* _Stated goal_
Without the pictures, can you quote each line below exactly?

* _Recorded data_
____
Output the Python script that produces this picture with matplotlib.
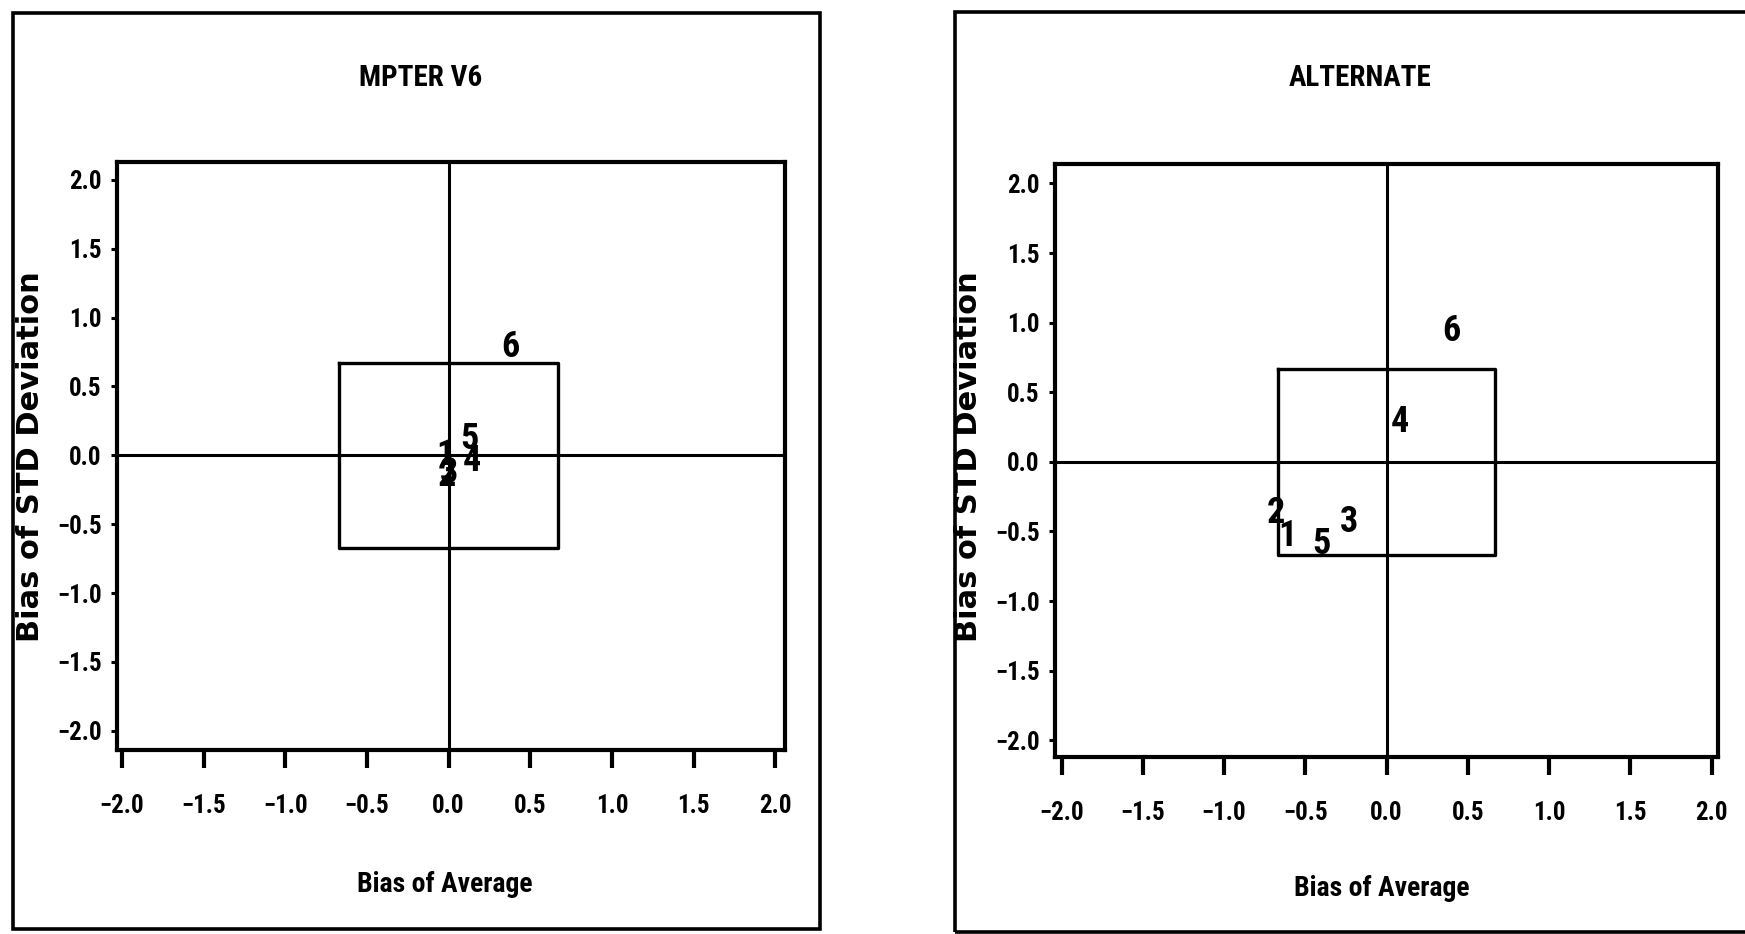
import matplotlib
matplotlib.use("Agg")
import matplotlib.pyplot as plt
from matplotlib.patches import Rectangle
from matplotlib import font_manager

# ---------------- data ----------------
titles = ["MPTER V6", "ALTERNATE"]
point_labels = ["1", "2", "3", "4", "5", "6"]
mpter_x = [-0.02, -0.01, 0.00, 0.14, 0.13, 0.38]
mpter_y = [0.00, -0.15, -0.13, -0.04, 0.12, 0.79]
alt_x = [-0.61, -0.68, -0.23, 0.08, -0.40, 0.40]
alt_y = [-0.53, -0.37, -0.43, 0.29, -0.59, 0.94]
box_half = 0.67
tick_values = [-2.0, -1.5, -1.0, -0.5, 0.0, 0.5, 1.0, 1.5, 2.0]
tick_labels = ["\u22122.0", "\u22121.5", "\u22121.0", "\u22120.5", "0.0", "0.5", "1.0", "1.5", "2.0"]
xlabel = "Bias of Average"
ylabel = "Bias of STD Deviation"

names = {f.name for f in font_manager.fontManager.ttflist}
candidates = ["Liberation Sans Narrow", "Roboto Condensed", "Open Sans Condensed",
              "Liberation Sans", "DejaVu Sans"]
narrow = next(c for c in candidates if c in names)
narrow_fam = [narrow, "DejaVu Sans"]

W, H = 1745, 934
fig = plt.figure(figsize=(W / 100, H / 100), dpi=100)
fig.patch.set_facecolor("white")

def fx(px):
    return px / W

def fy(py):
    return 1 - py / H

# outer frames
fig.patches.append(Rectangle((fx(13), fy(929)), fx(820) - fx(13), fy(13) - fy(929),
                             transform=fig.transFigure, fill=False, lw=2.6, ec="black"))
fig.patches.append(Rectangle((fx(955), fy(932)), fx(1770) - fx(955), fy(12) - fy(932),
                             transform=fig.transFigure, fill=False, lw=2.6, ec="black",
                             clip_on=False))

panels = [
    dict(rect=(117, 162, 785, 750), xlim=(-2.03, 2.06), ylim=(-2.14, 2.13),
         xs=mpter_x, ys=mpter_y, title=titles[0], title_xy=(421, 78),
         xlabel_xy=(445, 884), ylabel_xy=(31, 457)),
    dict(rect=(1055, 164, 1718, 757), xlim=(-2.04, 2.04), ylim=(-2.12, 2.14),
         xs=alt_x, ys=alt_y, title=titles[1], title_xy=(1360, 78),
         xlabel_xy=(1382, 889), ylabel_xy=(968, 457)),
]

for p in panels:
    l, t, r, b = p["rect"]
    ax = fig.add_axes([fx(l), fy(b), fx(r) - fx(l), fy(t) - fy(b)])
    ax.set_xlim(*p["xlim"])
    ax.set_ylim(*p["ylim"])
    for s in ax.spines.values():
        s.set_linewidth(3.0)
    ax.set_xticks(tick_values)
    ax.set_xticklabels(tick_labels)
    ax.set_yticks(tick_values)
    ax.set_yticklabels(tick_labels)
    ax.tick_params(axis="x", direction="out", length=13, width=3.0, pad=19)
    ax.tick_params(axis="y", direction="out", length=4, width=2.2, pad=7)
    for lab in ax.get_xticklabels() + ax.get_yticklabels():
        lab.set_family(narrow_fam)
        lab.set_fontweight("bold")
        lab.set_fontsize(18)
    ax.axhline(0, color="black", lw=2.2)
    ax.axvline(0, color="black", lw=2.2)
    ax.plot([-box_half, box_half, box_half, -box_half, -box_half],
            [box_half, box_half, -box_half, -box_half, box_half],
            color="black", lw=2.4)
    for lbl, x, y in zip(point_labels, p["xs"], p["ys"]):
        ax.text(x, y, lbl, ha="center", va="center", family=narrow_fam,
                fontweight="bold", fontsize=26)
    fig.text(fx(p["title_xy"][0]), fy(p["title_xy"][1]), p["title"], ha="center",
             va="center", family=narrow_fam, fontweight="bold", fontsize=21)
    fig.text(fx(p["xlabel_xy"][0]), fy(p["xlabel_xy"][1]), xlabel, ha="center",
             va="center", family=narrow_fam, fontweight="bold", fontsize=20)
    fig.text(fx(p["ylabel_xy"][0]), fy(p["ylabel_xy"][1]), ylabel, ha="center",
             va="center", rotation=90, family=["DejaVu Sans"], fontweight="bold",
             fontsize=22)

fig.savefig("out.png", dpi=100, facecolor="white")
____
* _The response_
Output the Python script that produces this picture with matplotlib.
import matplotlib
matplotlib.use("Agg")
import matplotlib.pyplot as plt
from matplotlib.patches import Rectangle
from matplotlib import font_manager

# ---------------- data ----------------
titles = ["MPTER V6", "ALTERNATE"]
point_labels = ["1", "2", "3", "4", "5", "6"]
mpter_x = [-0.02, -0.01, 0.00, 0.14, 0.13, 0.38]
mpter_y = [0.00, -0.15, -0.13, -0.04, 0.12, 0.79]
alt_x = [-0.61, -0.68, -0.23, 0.08, -0.40, 0.40]
alt_y = [-0.53, -0.37, -0.43, 0.29, -0.59, 0.94]
box_half = 0.67
tick_values = [-2.0, -1.5, -1.0, -0.5, 0.0, 0.5, 1.0, 1.5, 2.0]
tick_labels = ["\u22122.0", "\u22121.5", "\u22121.0", "\u22120.5", "0.0", "0.5", "1.0", "1.5", "2.0"]
xlabel = "Bias of Average"
ylabel = "Bias of STD Deviation"

names = {f.name for f in font_manager.fontManager.ttflist}
candidates = ["Liberation Sans Narrow", "Roboto Condensed", "Open Sans Condensed",
              "Liberation Sans", "DejaVu Sans"]
narrow = next(c for c in candidates if c in names)
narrow_fam = [narrow, "DejaVu Sans"]

W, H = 1745, 934
fig = plt.figure(figsize=(W / 100, H / 100), dpi=100)
fig.patch.set_facecolor("white")

def fx(px):
    return px / W

def fy(py):
    return 1 - py / H

# outer frames
fig.patches.append(Rectangle((fx(13), fy(929)), fx(820) - fx(13), fy(13) - fy(929),
                             transform=fig.transFigure, fill=False, lw=2.6, ec="black"))
fig.patches.append(Rectangle((fx(955), fy(932)), fx(1770) - fx(955), fy(12) - fy(932),
                             transform=fig.transFigure, fill=False, lw=2.6, ec="black",
                             clip_on=False))

panels = [
    dict(rect=(117, 162, 785, 750), xlim=(-2.03, 2.06), ylim=(-2.14, 2.13),
         xs=mpter_x, ys=mpter_y, title=titles[0], title_xy=(421, 78),
         xlabel_xy=(445, 884), ylabel_xy=(31, 457)),
    dict(rect=(1055, 164, 1718, 757), xlim=(-2.04, 2.04), ylim=(-2.12, 2.14),
         xs=alt_x, ys=alt_y, title=titles[1], title_xy=(1360, 78),
         xlabel_xy=(1382, 889), ylabel_xy=(968, 457)),
]

for p in panels:
    l, t, r, b = p["rect"]
    ax = fig.add_axes([fx(l), fy(b), fx(r) - fx(l), fy(t) - fy(b)])
    ax.set_xlim(*p["xlim"])
    ax.set_ylim(*p["ylim"])
    for s in ax.spines.values():
        s.set_linewidth(3.0)
    ax.set_xticks(tick_values)
    ax.set_xticklabels(tick_labels)
    ax.set_yticks(tick_values)
    ax.set_yticklabels(tick_labels)
    ax.tick_params(axis="x", direction="out", length=13, width=3.0, pad=19)
    ax.tick_params(axis="y", direction="out", length=4, width=2.2, pad=7)
    for lab in ax.get_xticklabels() + ax.get_yticklabels():
        lab.set_family(narrow_fam)
        lab.set_fontweight("bold")
        lab.set_fontsize(18)
    ax.axhline(0, color="black", lw=2.2)
    ax.axvline(0, color="black", lw=2.2)
    ax.plot([-box_half, box_half, box_half, -box_half, -box_half],
            [box_half, box_half, -box_half, -box_half, box_half],
            color="black", lw=2.4)
    for lbl, x, y in zip(point_labels, p["xs"], p["ys"]):
        ax.text(x, y, lbl, ha="center", va="center", family=narrow_fam,
                fontweight="bold", fontsize=26)
    fig.text(fx(p["title_xy"][0]), fy(p["title_xy"][1]), p["title"], ha="center",
             va="center", family=narrow_fam, fontweight="bold", fontsize=21)
    fig.text(fx(p["xlabel_xy"][0]), fy(p["xlabel_xy"][1]), xlabel, ha="center",
             va="center", family=narrow_fam, fontweight="bold", fontsize=20)
    fig.text(fx(p["ylabel_xy"][0]), fy(p["ylabel_xy"][1]), ylabel, ha="center",
             va="center", rotation=90, family=["DejaVu Sans"], fontweight="bold",
             fontsize=22)

fig.savefig("out.png", dpi=100, facecolor="white")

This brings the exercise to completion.